§ **What to work on**
Return each line of the listing that contains the string "with".

START

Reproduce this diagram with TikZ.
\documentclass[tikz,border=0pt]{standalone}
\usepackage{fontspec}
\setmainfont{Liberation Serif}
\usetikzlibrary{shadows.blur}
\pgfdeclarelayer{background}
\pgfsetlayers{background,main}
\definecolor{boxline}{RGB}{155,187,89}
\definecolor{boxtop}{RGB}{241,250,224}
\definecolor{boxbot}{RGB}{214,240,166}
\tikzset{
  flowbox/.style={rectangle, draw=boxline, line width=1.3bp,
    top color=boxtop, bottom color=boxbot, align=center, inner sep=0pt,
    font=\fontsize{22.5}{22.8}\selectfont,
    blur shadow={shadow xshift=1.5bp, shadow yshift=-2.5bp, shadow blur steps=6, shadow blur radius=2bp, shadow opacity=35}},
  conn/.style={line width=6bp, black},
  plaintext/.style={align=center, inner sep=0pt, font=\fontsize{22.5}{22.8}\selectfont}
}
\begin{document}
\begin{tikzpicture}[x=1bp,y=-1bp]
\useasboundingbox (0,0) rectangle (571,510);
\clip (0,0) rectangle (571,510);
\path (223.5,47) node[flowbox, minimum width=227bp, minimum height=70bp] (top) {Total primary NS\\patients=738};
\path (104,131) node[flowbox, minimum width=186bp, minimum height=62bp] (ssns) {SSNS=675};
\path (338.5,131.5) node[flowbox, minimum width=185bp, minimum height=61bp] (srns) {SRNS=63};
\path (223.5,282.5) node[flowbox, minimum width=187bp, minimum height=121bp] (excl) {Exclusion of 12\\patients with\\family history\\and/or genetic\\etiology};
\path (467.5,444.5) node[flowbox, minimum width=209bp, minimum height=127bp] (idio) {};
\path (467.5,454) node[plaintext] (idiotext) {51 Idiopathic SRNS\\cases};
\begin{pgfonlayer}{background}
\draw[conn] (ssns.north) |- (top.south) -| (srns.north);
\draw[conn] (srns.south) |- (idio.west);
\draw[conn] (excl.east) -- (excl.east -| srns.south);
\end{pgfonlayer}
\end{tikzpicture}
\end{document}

END

§ **Right answer**
Reproduce this diagram with TikZ.
\path (223.5,282.5) node[flowbox, minimum width=187bp, minimum height=121bp] (excl) {Exclusion of 12\\patients with\\family history\\and/or genetic\\etiology};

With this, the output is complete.